◆ **What you should do**
Copy out all the lines exactly. Omit pictures.

◆ **Provided data**
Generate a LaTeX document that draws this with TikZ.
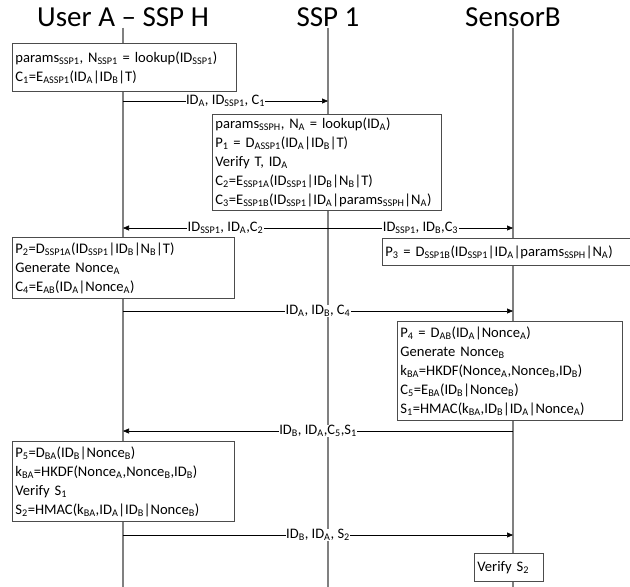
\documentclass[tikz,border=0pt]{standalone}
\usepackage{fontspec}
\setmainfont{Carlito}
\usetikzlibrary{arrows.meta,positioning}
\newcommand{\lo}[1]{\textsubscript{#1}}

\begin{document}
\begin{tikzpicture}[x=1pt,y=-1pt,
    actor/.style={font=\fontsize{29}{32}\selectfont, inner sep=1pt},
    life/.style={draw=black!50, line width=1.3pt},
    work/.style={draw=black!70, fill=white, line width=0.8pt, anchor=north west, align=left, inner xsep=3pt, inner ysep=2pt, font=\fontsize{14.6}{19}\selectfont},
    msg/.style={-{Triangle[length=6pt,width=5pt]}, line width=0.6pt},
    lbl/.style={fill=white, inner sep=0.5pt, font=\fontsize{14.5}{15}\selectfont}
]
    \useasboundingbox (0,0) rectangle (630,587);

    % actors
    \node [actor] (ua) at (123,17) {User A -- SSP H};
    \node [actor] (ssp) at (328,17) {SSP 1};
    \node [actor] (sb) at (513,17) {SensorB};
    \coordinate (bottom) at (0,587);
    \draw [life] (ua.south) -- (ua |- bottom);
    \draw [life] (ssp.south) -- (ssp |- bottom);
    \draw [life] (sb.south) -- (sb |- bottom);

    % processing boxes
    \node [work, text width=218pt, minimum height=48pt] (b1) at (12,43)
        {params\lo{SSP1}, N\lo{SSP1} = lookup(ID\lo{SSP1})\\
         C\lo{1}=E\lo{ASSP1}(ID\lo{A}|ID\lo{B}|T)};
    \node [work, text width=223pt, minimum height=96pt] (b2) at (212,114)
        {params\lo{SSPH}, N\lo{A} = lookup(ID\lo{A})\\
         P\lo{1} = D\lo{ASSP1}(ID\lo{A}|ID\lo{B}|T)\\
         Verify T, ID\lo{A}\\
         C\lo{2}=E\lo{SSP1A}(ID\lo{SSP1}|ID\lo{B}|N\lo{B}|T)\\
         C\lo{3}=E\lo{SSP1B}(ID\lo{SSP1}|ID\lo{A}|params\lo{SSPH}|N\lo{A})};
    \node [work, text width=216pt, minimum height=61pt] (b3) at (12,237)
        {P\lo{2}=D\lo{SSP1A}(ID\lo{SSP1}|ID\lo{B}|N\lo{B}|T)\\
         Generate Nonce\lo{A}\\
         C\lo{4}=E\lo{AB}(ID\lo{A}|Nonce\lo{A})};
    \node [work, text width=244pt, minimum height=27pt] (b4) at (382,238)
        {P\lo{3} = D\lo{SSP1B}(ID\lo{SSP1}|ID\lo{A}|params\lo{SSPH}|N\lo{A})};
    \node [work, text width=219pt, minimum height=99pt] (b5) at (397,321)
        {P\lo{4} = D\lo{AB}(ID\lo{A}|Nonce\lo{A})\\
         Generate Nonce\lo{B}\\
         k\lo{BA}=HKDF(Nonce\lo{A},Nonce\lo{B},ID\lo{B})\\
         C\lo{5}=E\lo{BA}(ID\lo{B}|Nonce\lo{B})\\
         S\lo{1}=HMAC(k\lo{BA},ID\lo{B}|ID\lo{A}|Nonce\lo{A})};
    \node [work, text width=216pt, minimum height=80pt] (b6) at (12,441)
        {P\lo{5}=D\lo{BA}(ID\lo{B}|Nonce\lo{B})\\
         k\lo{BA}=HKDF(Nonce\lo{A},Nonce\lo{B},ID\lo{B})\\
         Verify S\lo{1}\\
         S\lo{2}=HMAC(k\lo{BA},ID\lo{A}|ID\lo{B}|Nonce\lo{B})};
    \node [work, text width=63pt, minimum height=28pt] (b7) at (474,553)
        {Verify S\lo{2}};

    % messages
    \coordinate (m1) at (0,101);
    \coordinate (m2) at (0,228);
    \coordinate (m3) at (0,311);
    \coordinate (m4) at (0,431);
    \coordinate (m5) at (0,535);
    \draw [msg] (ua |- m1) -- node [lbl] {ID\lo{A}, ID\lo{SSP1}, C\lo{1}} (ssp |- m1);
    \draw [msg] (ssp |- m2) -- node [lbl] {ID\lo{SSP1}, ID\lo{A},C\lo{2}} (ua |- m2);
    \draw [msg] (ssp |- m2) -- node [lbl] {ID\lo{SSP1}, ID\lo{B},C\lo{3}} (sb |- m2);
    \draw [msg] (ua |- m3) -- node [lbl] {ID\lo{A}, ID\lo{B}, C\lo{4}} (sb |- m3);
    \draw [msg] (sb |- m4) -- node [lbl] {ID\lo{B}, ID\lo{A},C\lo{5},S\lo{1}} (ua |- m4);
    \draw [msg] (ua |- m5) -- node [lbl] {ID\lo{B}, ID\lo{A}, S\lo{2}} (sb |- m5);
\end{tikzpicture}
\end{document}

◆ **Answer**
Generate a LaTeX document that draws this with TikZ.
\documentclass[tikz,border=0pt]{standalone}
\usepackage{fontspec}
\setmainfont{Carlito}
\usetikzlibrary{arrows.meta,positioning}
\newcommand{\lo}[1]{\textsubscript{#1}}

\begin{document}
\begin{tikzpicture}[x=1pt,y=-1pt,
    actor/.style={font=\fontsize{29}{32}\selectfont, inner sep=1pt},
    life/.style={draw=black!50, line width=1.3pt},
    work/.style={draw=black!70, fill=white, line width=0.8pt, anchor=north west, align=left, inner xsep=3pt, inner ysep=2pt, font=\fontsize{14.6}{19}\selectfont},
    msg/.style={-{Triangle[length=6pt,width=5pt]}, line width=0.6pt},
    lbl/.style={fill=white, inner sep=0.5pt, font=\fontsize{14.5}{15}\selectfont}
]
    \useasboundingbox (0,0) rectangle (630,587);

    % actors
    \node [actor] (ua) at (123,17) {User A -- SSP H};
    \node [actor] (ssp) at (328,17) {SSP 1};
    \node [actor] (sb) at (513,17) {SensorB};
    \coordinate (bottom) at (0,587);
    \draw [life] (ua.south) -- (ua |- bottom);
    \draw [life] (ssp.south) -- (ssp |- bottom);
    \draw [life] (sb.south) -- (sb |- bottom);

    % processing boxes
    \node [work, text width=218pt, minimum height=48pt] (b1) at (12,43)
        {params\lo{SSP1}, N\lo{SSP1} = lookup(ID\lo{SSP1})\\
         C\lo{1}=E\lo{ASSP1}(ID\lo{A}|ID\lo{B}|T)};
    \node [work, text width=223pt, minimum height=96pt] (b2) at (212,114)
        {params\lo{SSPH}, N\lo{A} = lookup(ID\lo{A})\\
         P\lo{1} = D\lo{ASSP1}(ID\lo{A}|ID\lo{B}|T)\\
         Verify T, ID\lo{A}\\
         C\lo{2}=E\lo{SSP1A}(ID\lo{SSP1}|ID\lo{B}|N\lo{B}|T)\\
         C\lo{3}=E\lo{SSP1B}(ID\lo{SSP1}|ID\lo{A}|params\lo{SSPH}|N\lo{A})};
    \node [work, text width=216pt, minimum height=61pt] (b3) at (12,237)
        {P\lo{2}=D\lo{SSP1A}(ID\lo{SSP1}|ID\lo{B}|N\lo{B}|T)\\
         Generate Nonce\lo{A}\\
         C\lo{4}=E\lo{AB}(ID\lo{A}|Nonce\lo{A})};
    \node [work, text width=244pt, minimum height=27pt] (b4) at (382,238)
        {P\lo{3} = D\lo{SSP1B}(ID\lo{SSP1}|ID\lo{A}|params\lo{SSPH}|N\lo{A})};
    \node [work, text width=219pt, minimum height=99pt] (b5) at (397,321)
        {P\lo{4} = D\lo{AB}(ID\lo{A}|Nonce\lo{A})\\
         Generate Nonce\lo{B}\\
         k\lo{BA}=HKDF(Nonce\lo{A},Nonce\lo{B},ID\lo{B})\\
         C\lo{5}=E\lo{BA}(ID\lo{B}|Nonce\lo{B})\\
         S\lo{1}=HMAC(k\lo{BA},ID\lo{B}|ID\lo{A}|Nonce\lo{A})};
    \node [work, text width=216pt, minimum height=80pt] (b6) at (12,441)
        {P\lo{5}=D\lo{BA}(ID\lo{B}|Nonce\lo{B})\\
         k\lo{BA}=HKDF(Nonce\lo{A},Nonce\lo{B},ID\lo{B})\\
         Verify S\lo{1}\\
         S\lo{2}=HMAC(k\lo{BA},ID\lo{A}|ID\lo{B}|Nonce\lo{B})};
    \node [work, text width=63pt, minimum height=28pt] (b7) at (474,553)
        {Verify S\lo{2}};

    % messages
    \coordinate (m1) at (0,101);
    \coordinate (m2) at (0,228);
    \coordinate (m3) at (0,311);
    \coordinate (m4) at (0,431);
    \coordinate (m5) at (0,535);
    \draw [msg] (ua |- m1) -- node [lbl] {ID\lo{A}, ID\lo{SSP1}, C\lo{1}} (ssp |- m1);
    \draw [msg] (ssp |- m2) -- node [lbl] {ID\lo{SSP1}, ID\lo{A},C\lo{2}} (ua |- m2);
    \draw [msg] (ssp |- m2) -- node [lbl] {ID\lo{SSP1}, ID\lo{B},C\lo{3}} (sb |- m2);
    \draw [msg] (ua |- m3) -- node [lbl] {ID\lo{A}, ID\lo{B}, C\lo{4}} (sb |- m3);
    \draw [msg] (sb |- m4) -- node [lbl] {ID\lo{B}, ID\lo{A},C\lo{5},S\lo{1}} (ua |- m4);
    \draw [msg] (ua |- m5) -- node [lbl] {ID\lo{B}, ID\lo{A}, S\lo{2}} (sb |- m5);
\end{tikzpicture}
\end{document}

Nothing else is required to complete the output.